In the early days of the Internet - I'm old enough to remember life before Internet - New York University professor Clay Shirky wrote a few forward-thinking books about the good he saw the Internet creating. One of the books, "Cognitive Surplus," focused on people and institutions saw using their free time and intellect to create useful tools on the Internet.

He's now Vice Provost for AI and Technology in Education at NYU and might be thinking of writing a follow-up to his book, called "Cognitive Overload."

I have no idea if he's got such a book in the offing. But when I read "Your AI Use is Breaking My Brain," by Justin Koebler at the 404 media website, I felt the pain Koebler expressed in decrying the cognitive overload he's feeling in trying to sort artificial intelligence from human intelligence on the Internet.
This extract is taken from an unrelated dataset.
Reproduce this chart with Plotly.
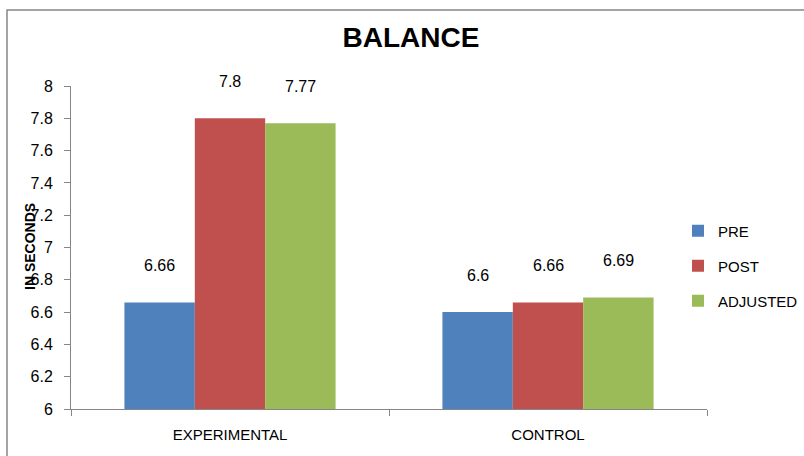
import plotly.graph_objects as go

# Balance test results (seconds) by group
groups = ["EXPERIMENTAL", "CONTROL"]
series_names = ["PRE", "POST", "ADJUSTED"]
pre = [6.66, 6.6]
post = [7.8, 6.66]
adjusted = [7.77, 6.69]
y_ticks = [6, 6.2, 6.4, 6.6, 6.8, 7, 7.2, 7.4, 7.6, 7.8, 8]

colors = ["#4F81BD", "#C0504D", "#9BBB59"]
FONT = "Liberation Sans, Arial, sans-serif"

W, H = 804, 456
L, R, T, B = 71, 97, 86, 47
plot_w = W - L - R
plot_h = H - T - B

bargap = 0.336
bar_w = (1 - bargap) / 3

fig = go.Figure()
for i, (name, vals) in enumerate(zip(series_names, [pre, post, adjusted])):
    fig.add_trace(go.Bar(
        x=groups, y=vals, name=name, legendgroup=name,
        marker=dict(color=colors[i], line=dict(width=0)),
    ))
    # value labels above each bar
    for gi, v in enumerate(vals):
        fig.add_annotation(
            x=gi + (i - 1) * bar_w, y=v, xref="x", yref="y",
            text=f"{v:g}", showarrow=False, yshift=37,
            font=dict(size=16, color="#000000", family=FONT),
        )

def px_x(p):
    return (p - L) / plot_w

def px_y(p):
    return (H - B - p) / plot_h

# outer chart frame
fig.add_shape(type="rect", xref="paper", yref="paper",
              x0=px_x(7), x1=px_x(W + 20), y0=px_y(H + 20), y1=px_y(10),
              line=dict(color="#868686", width=1.5), fillcolor="rgba(0,0,0,0)",
              layer="below")

# y-axis caption
fig.add_annotation(x=px_x(30), y=px_y(247), xref="paper", yref="paper",
                   xanchor="center", yanchor="middle",
                   text="<b>IN SECONDS</b>", textangle=-90, showarrow=False,
                   font=dict(size=14, color="#000000", family=FONT))

fig.update_layout(
    width=W, height=H,
    margin=dict(l=L, r=R, t=T, b=B, pad=0, autoexpand=False),
    paper_bgcolor="white", plot_bgcolor="white",
    barmode="group", bargap=bargap, bargroupgap=0,
    title=dict(text="<b>BALANCE</b>", x=411 / W,
               xanchor="center", y=1 - 37 / H, yanchor="middle",
               font=dict(size=28, color="#000000", family=FONT)),
    font=dict(family=FONT, size=15, color="#000000"),
    legend=dict(x=px_x(678), y=px_y(266), xanchor="left", yanchor="middle",
                tracegroupgap=12.5, font=dict(size=15, family=FONT),
                bgcolor="rgba(0,0,0,0)", itemclick=False),
    showlegend=True,
)
fig.update_xaxes(
    showline=True, linecolor="#868686", linewidth=1,
    ticks="outside", tickson="boundaries", ticklen=6, tickcolor="#868686",
    showgrid=False, tickfont=dict(size=15, family=FONT),
    ticklabelstandoff=12, automargin=False,
)
fig.update_yaxes(
    range=[6, 8], tickvals=y_ticks, ticktext=[f"{t:g}" for t in y_ticks],
    showline=True, linecolor="#868686", linewidth=1,
    ticks="outside", ticklen=6, tickcolor="#868686",
    showgrid=False, zeroline=False, tickfont=dict(size=16, family=FONT),
    ticklabelstandoff=8, automargin=False,
)

fig.write_html("out.html")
Koebler - an Internet-based journalist - penned this as the closing of the linked article, and I think it's apt to my experience as of late on the Internet:

"What’s driving me crazy, then, is not the idea that AI exists or that people are using AI. It’s that I have a finite time on this earth that I mostly want to spend interacting with other human beings. I don’t want to be the person arguing with a robot, or wasting my time reading something that a real person couldn’t be bothered to write."

You'll have to surrender your email address to the website if you want to read the article, but it's otherwise free (since your email is the price you pay).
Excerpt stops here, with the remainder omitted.